The author cautions about oversimplification: a person who has a tendency toward one does not ignore the others. They may switch modalities for different decisions, buying furniture on like and clothing on feel, and while they prefer one modality in a situation, the others factor in to a lesser degree but are not dismissed entirely.

Also, there is great difference among individuals for modality, and the author suggests that you must put emphasis on the majority. But "majority" isn't a head-count, but should consider the value of the customer - per the Pareto principle, 80% of your revenue will come from 20% of your customers, so suiting the preferences of your most productive customers is ultimately better than attempting to appease the numerical majority of customers.

(EN: Another stray note is that firms that focus on non-customers in order to convert them into customers often find that they lose more than they gain. This goes back to the earlier notion of taking "existing" customers for granted and ignoring their needs while placing a majority of effort on winning new ones.)

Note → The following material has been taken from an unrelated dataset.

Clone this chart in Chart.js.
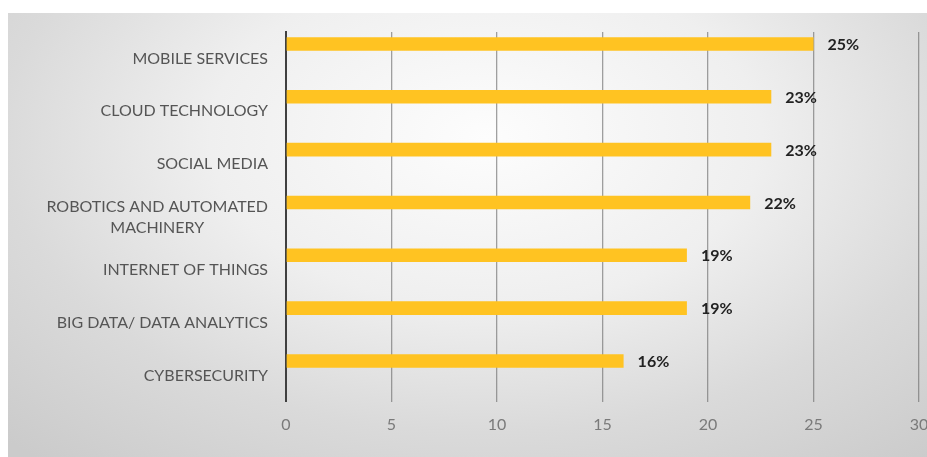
<!DOCTYPE html>
<html>
<head>
<meta charset="utf-8">
<script src="https://cdn.jsdelivr.net/npm/chart.js@4.4.1/dist/chart.umd.min.js"></script>
<style>
    html, body { margin: 0; padding: 0; background: #ffffff; overflow: hidden; }
    #bg {
        position: absolute; left: 8px; top: 13px; width: 919px; height: 444px;
        background: radial-gradient(ellipse 75% 95% at 52% 28%, #fdfdfd 0%, #efefef 40%, #dadada 70%, #cbcbcb 100%);
    }
    #wrap { position: absolute; left: 0; top: 0; width: 927px; height: 457px; }
</style>
</head>
<body>
<div id="bg"></div>
<div id="wrap"><canvas id="barChart"></canvas></div>
<script>
const categories = [
    'MOBILE SERVICES',
    'CLOUD TECHNOLOGY',
    'SOCIAL MEDIA',
    ['ROBOTICS AND AUTOMATED', 'MACHINERY'],
    'INTERNET OF THINGS',
    'BIG DATA/ DATA ANALYTICS',
    'CYBERSECURITY'
];
const shareValues = [25, 23, 23, 22, 19, 19, 16];
// excel chart has an empty second series, which pushes the bars up in each row
const emptySeries = [null, null, null, null, null, null, null];
const xMin = 0;
const xMax = 30;
const xStep = 5;

const labelFont = '16px Lato';
const valueFont = 'bold 16px Lato';

// value labels at the end of each bar
const valueLabels = {
    id: 'valueLabels',
    afterDatasetsDraw(chart) {
        const ctx = chart.ctx;
        const meta = chart.getDatasetMeta(0);
        ctx.save();
        ctx.font = valueFont;
        ctx.fillStyle = '#222222';
        ctx.textAlign = 'left';
        ctx.textBaseline = 'middle';
        meta.data.forEach((bar, i) => {
            ctx.fillText(shareValues[i] + '%', bar.x + 14, bar.y + 1);
        });
        ctx.restore();
    }
};

// category labels: block right aligned, lines centered inside it
const categoryLabels = {
    id: 'categoryLabels',
    afterDraw(chart) {
        const ctx = chart.ctx;
        const yScale = chart.scales.y;
        const right = chart.chartArea.left - 18;
        ctx.save();
        ctx.font = labelFont;
        ctx.fillStyle = '#555555';
        ctx.textAlign = 'center';
        ctx.textBaseline = 'middle';
        categories.forEach((label, i) => {
            const lines = Array.isArray(label) ? label : [label];
            const width = Math.max(...lines.map(l => ctx.measureText(l).width));
            const cx = right - width / 2;
            const cy = yScale.getPixelForTick(i);
            lines.forEach((line, j) => {
                ctx.fillText(line, cx, cy + (j - (lines.length - 1) / 2) * 21);
            });
        });
        ctx.restore();
    }
};

new Chart(document.getElementById('barChart'), {
    type: 'bar',
    data: {
        labels: categories,
        datasets: [
            {
                label: 'Share',
                data: shareValues,
                backgroundColor: '#FFC322',
                borderWidth: 0,
                categoryPercentage: 1.094,
                barPercentage: 0.47
            },
            {
                label: 'Empty',
                data: emptySeries,
                backgroundColor: 'rgba(0,0,0,0)',
                categoryPercentage: 1.094,
                barPercentage: 0.47
            }
        ]
    },
    plugins: [valueLabels, categoryLabels],
    options: {
        indexAxis: 'y',
        responsive: true,
        maintainAspectRatio: false,
        animation: false,
        layout: {
            padding: { top: 32, left: 8, right: 8, bottom: 10 }
        },
        scales: {
            x: {
                min: xMin,
                max: xMax,
                border: { display: false },
                grid: {
                    drawTicks: false,
                    lineWidth: 1.3,
                    color: (c) => c.index === 0 ? 'rgba(0,0,0,0)' : 'rgba(110, 110, 110, 0.65)'
                },
                ticks: {
                    stepSize: xStep,
                    padding: 13,
                    color: '#7a7a7a',
                    maxRotation: 0,
                    font: { family: 'Lato', size: 16 }
                },
                afterFit(scale) {
                    // let the last tick label run off the edge like in the original
                    scale.paddingRight = 0;
                    scale.paddingLeft = 0;
                }
            },
            y: {
                grid: { display: false, drawTicks: false },
                border: { display: true, color: '#404040', width: 2 },
                ticks: {
                    color: 'rgba(0,0,0,0)',
                    font: { family: 'Lato', size: 14 }
                },
                afterFit(scale) {
                    scale.width = 278;
                }
            }
        },
        plugins: {
            legend: { display: false },
            tooltip: { enabled: false }
        }
    }
});
</script>
</body>
</html>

Sample Survey/Gender Differences

(EN: The author provides two more sections in this chapter that I have chosen not to include in my reading notes. The first is a sample survey and cover letter, which is covered in such brevity as to be entirely superficial. The second are some random remarks on the buying behavior of women versus men, which is completely random disjointed to the topic at hand. It's just filler material, and more authoritative and detailed sources are available.)